▶ Direction: Scan the listing below. Report each line that includes "React".

[BEGIN Given material]

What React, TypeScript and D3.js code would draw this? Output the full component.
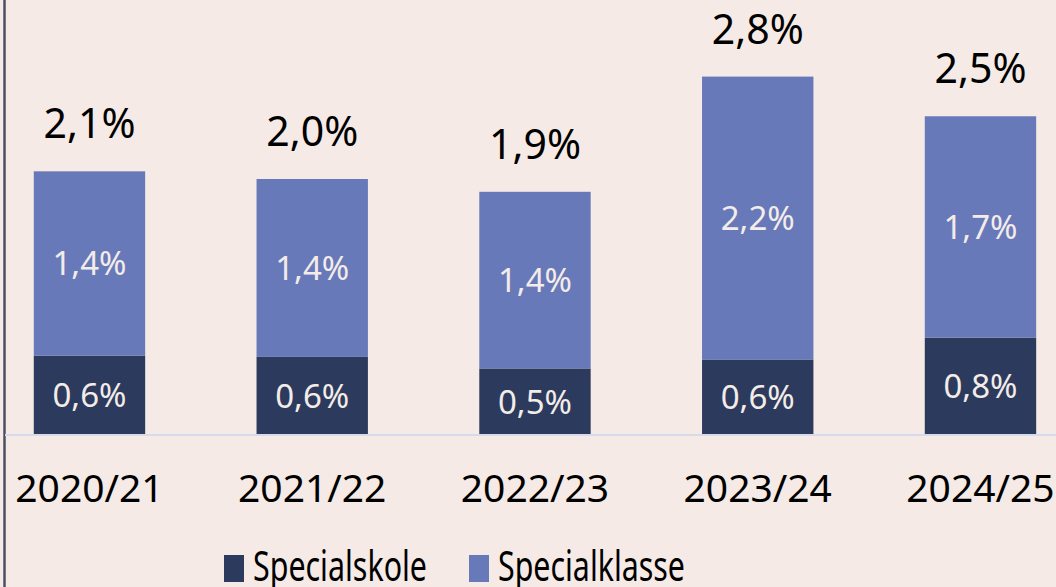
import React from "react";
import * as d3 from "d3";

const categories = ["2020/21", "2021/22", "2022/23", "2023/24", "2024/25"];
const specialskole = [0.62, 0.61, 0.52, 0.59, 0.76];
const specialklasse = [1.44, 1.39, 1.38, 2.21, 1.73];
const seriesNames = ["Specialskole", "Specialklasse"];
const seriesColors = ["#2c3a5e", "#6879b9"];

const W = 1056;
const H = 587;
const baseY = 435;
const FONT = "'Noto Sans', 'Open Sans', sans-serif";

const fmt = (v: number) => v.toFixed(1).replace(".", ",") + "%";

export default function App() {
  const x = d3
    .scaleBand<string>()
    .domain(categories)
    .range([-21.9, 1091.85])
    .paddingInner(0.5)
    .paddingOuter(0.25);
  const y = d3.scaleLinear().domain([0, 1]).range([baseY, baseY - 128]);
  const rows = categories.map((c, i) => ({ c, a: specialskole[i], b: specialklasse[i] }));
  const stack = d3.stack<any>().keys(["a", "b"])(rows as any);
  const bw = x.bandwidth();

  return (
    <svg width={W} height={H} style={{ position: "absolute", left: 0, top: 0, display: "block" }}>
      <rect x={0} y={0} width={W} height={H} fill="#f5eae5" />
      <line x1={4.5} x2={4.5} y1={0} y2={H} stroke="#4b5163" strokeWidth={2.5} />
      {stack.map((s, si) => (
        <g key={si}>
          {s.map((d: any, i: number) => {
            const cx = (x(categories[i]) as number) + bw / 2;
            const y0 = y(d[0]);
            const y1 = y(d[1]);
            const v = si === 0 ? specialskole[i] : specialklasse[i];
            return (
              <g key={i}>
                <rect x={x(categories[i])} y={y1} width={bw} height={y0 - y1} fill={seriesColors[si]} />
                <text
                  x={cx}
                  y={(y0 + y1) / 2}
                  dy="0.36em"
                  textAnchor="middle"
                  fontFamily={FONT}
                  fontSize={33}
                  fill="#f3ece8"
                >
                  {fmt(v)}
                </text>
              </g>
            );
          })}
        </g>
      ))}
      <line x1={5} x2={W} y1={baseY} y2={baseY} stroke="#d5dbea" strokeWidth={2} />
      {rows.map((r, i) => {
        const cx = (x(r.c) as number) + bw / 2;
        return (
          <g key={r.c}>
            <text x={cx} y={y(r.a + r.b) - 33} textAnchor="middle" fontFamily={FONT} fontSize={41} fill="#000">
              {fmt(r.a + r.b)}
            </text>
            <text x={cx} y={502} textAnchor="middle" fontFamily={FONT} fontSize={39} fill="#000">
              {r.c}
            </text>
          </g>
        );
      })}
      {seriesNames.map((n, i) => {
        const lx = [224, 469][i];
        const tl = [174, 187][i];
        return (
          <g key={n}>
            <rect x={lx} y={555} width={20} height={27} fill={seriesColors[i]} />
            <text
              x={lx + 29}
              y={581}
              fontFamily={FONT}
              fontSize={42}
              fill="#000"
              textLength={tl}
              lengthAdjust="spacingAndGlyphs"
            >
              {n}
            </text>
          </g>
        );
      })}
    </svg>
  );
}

[END Given material]

▶ Answer to the problem:
What React, TypeScript and D3.js code would draw this? Output the full component.
import React from "react";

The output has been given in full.